Habermas will take what he can get from mainstream scholars, at least those of yesteryear who are nearer orthodoxy anyway. This is clearest in his nose-count of scholars lining up in favor of the “heavenly telegram” or “objective vision” theory of the supposed Easter experiences. Taken on its own, this version of resurrection belief is abhorrent to Habermas because it amounts to an “Easter docetism,” a non-fleshly resurrection. That isn’t good enough for Habermas, and he finally takes refuge with in pious equivocation of John A.T. Robinson: “a body identical yet changed, transcending the limitations of the flesh yet capable of manifesting itself within the order of the flesh. We may describe this as a ‘spiritual’ (1 Cor. 15:44) or ‘glorified’ (cf. 1 Cor. 15:43; Phil. 3:21)  body… so long as we do not import into these phrases any opposition to the physical as such” (cited on p. 273). What specious clucking! We may say half-fish, half-fowl, or anything else we may fancy, as long as we stonewall and insist that the result is not a matter of docetism. As if Robinson has not just given a good working definition of docetism: the doctrine of only apparent fleshly reality, the polymorphousness of a divine being who can change forms precisely because he has no true physical form! It all comes down to saying the proper shibboleth when you get to the river bank. Coherent meaning is strictly secondary, if even that. How pathetic. The poor apologist is forever engaged in a bruising game of dodge-ball, imagining he has vindicated the Bible just because he has contrived a way of never having to admit he was wrong.

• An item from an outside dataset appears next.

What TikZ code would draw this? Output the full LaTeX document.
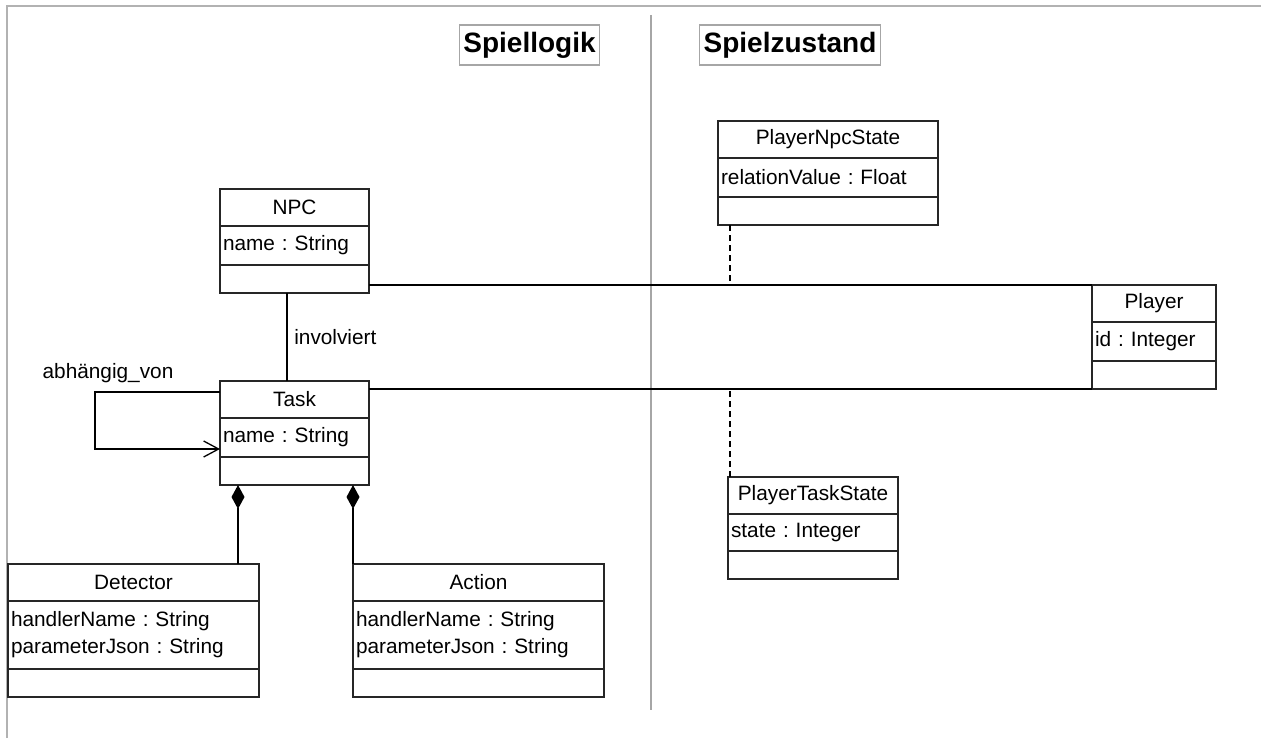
\documentclass[tikz,border=0pt]{standalone}
\usepackage{fontspec}
\setmainfont{Liberation Sans}
\usetikzlibrary{positioning,arrows.meta}
\frenchspacing

\tikzstyle{classhead} = [draw, rectangle, anchor=north west, outer sep=0pt,
    inner xsep=1.5pt, minimum height=18.5pt, align=center]
\tikzstyle{classattr} = [draw, rectangle, outer sep=0pt,
    inner xsep=1.5pt, align=left]
\tikzstyle{classops} = [draw, rectangle, outer sep=0pt, minimum height=14pt]
\tikzstyle{titlebox} = [draw=black!35, rectangle, inner xsep=2pt,
    minimum height=20pt, font=\fontsize{14}{16}\selectfont\bfseries]

% name, x, y, width (px), title, attributes, attribute height (px)
\newcommand{\umlclass}[7]{%
  \pgfmathsetmacro{\cw}{#4*0.5}
  \pgfmathsetmacro{\tw}{#4*0.5-3}
  \pgfmathsetmacro{\ah}{#7*0.5}
  \node[classhead, minimum width=\cw pt, text width=\tw pt] (#1) at (#2,#3) {#5};
  \node[classattr, minimum width=\cw pt, text width=\tw pt, minimum height=\ah pt,
    below=0pt of #1] (#1-a) {#6};
  \node[classops, minimum width=\cw pt, below=0pt of #1-a] (#1-o) {};
}

\begin{document}
\begin{tikzpicture}[x=0.5pt,y=-0.5pt,line width=0.65pt,
    font=\fontsize{10.4}{13.5}\selectfont\frenchspacing]

\useasboundingbox (0,0) rectangle (1261,738);

% page frame and divider
\draw[black!30] (7,738) -- (7,6) -- (1261,6);
\draw[black!35] (651,15) -- (651,710);

\node[titlebox] (logik) at (529.5,45) {Spiellogik};
\node[titlebox] (zustand) at (790,45) {Spielzustand};

\begin{scope}[draw=black!85]
\umlclass{npc}{220}{189}{149}{NPC}{name : String}{39}
\umlclass{task}{220}{381}{149}{Task}{name : String}{39}
\umlclass{detector}{8}{564}{251}{Detector}{handlerName : String\\parameterJson : String}{68}
\umlclass{action}{353}{564}{251}{Action}{handlerName : String\\parameterJson : String}{68}
\umlclass{pns}{718}{121}{220}{PlayerNpcState}{relationValue : Float}{39}
\umlclass{player}{1092}{285}{124}{Player}{id : Integer}{39}
\umlclass{pts}{728}{477}{170}{PlayerTaskState}{state : Integer}{37}
\end{scope}

% associations
\draw (player.north west) -- (player.north west -| npc.east);
\draw (player-o.south west) -- (player-o.south west -| task.east);
\draw ([xshift=33.5pt]npc-o.south west) -- ([xshift=33.5pt]task.north west)
    node[midway, right=0pt] (inv) {involviert};

\draw[dash pattern=on 3pt off 2pt] ([xshift=6pt]pns-o.south west)
    -- ([xshift=6pt]pns-o.south west |- player.north);
\draw[dash pattern=on 3pt off 2pt] ([xshift=1pt]pts.north west)
    -- ([xshift=1pt]pts.north west |- player-o.south);

% self dependency
\draw[-{Straight Barb[length=7.5pt,width=8pt]}] ([yshift=-5.5pt]task.north west)
    -- ++(-125,0) |- ([yshift=4pt]task-a.south west);
\node (dep) at (108,373) {abhängig\_von};

% compositions
\draw[{Diamond[length=12pt,width=6.5pt]}-] ([xshift=9pt]task-o.south west)
    -- ([xshift=9pt]task-o.south west |- detector.north);
\draw[{Diamond[length=12pt,width=6.5pt]}-] ([xshift=66.5pt]task-o.south west)
    -- (action.north west);

\end{tikzpicture}
\end{document}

Less Real than an Hallucination

Gary Habermas thinks to convince us that the earliest disciples did see something, something that walked like the Risen Jesus, talked like the Risen Jesus, and therefore must have been the Risen Jesus. He thinks those theologians who posit “objective hallucinations,” i.e., true but intrapsychic visions sent by God, are headed in the right direction, but he wants finally to quell all talk of hallucinations. Slippery ground, you know. So he rehearses the standard arguments against the resurrection appearances of the gospels being hallucinations. This formula argument, unvarying no matter which apologist dusts it off, is the kind of instrument apologists like Habermas think Paul was using and bequeathing in 1 Corinthians 15:3-11. They are making Paul over in their own image.

          Hallucinations are not shared by groups. Then I guess Habermas accepts the historicity of the dancing of the sun in the sky at Fatima. Plenty of people saw that, too. The disciples could not have been hallucinating, since such visions come at the behest of the longing of mourners, who thus have their dreams fulfilled. But the disciples are shown skeptical of the reality of the Risen Jesus. Come on: by now Habermas must have learned from those “critical scholars” whose opinions he professes to respect so much that the skepticism element is simply a common plot-prop in any miracle story. It in no way marks the story as eyewitness testimony. To even argue that way reveals that Habermas and his colleagues are mired in the eighteenth century when these arguments were first framed: they were arguments against Rationalistic Protestants who denied supernatural causation but believed in the accuracy of the gospels! Only against such convenient opponents does it make any sense to take for granted that the gospel scenes are historically accurate and so the implied causation must be miraculous!

          Hallucinations are the stock in trade of weirdoes, and there is no reason to think the disciples were all weirdoes. Oh no? People who abandoned their jobs to follow an exorcist so they could get a piece of the action when the Millennium dawned? Fanatics eager to call down the lightning bolts of Jehovah upon inhospitable Samaritans? Not exactly your average Kiwanis Clubber or Methodist, I’d say. People would not die as martyrs for mere hallucinations. Well, sure, as long as they didn’t realize that’s what they were! People are not changed from cringing cowards to men who turn the world upside down by mere hallucinations. How do we know? And besides, the New Testament itself attributes the evangelistic zeal of the apostles not to the resurrection appearances but to the infilling of the Spirit at Pentecost, seven weeks later!

          But the salient point is this: Habermas is still locking horns (in the mirror) with the eighteenth-century Protestant Rationalists when he simply assumes we know that the earliest Christians were the named people in the gospels and Acts who did the deeds and said the words depicted in those texts. But as Mack says, these stories are themselves the final products of a myth-making tendency in some quarters, and not all, of early Christianity. They represent the end result of one kind of Christian faith, not the root and foundation of all Christian faith. There is not only no particular reason to think the gospel Easter narratives or the 1 Corinthians 15 list preserve accurate data on the Easter morning experiences. There is not any particularly compelling evidence to suggest that the stories even go back to anyone’s experiences. They are one and all mythic and literary in nature. Or they sure look like it, and there’s nothing much on the other side of the scale.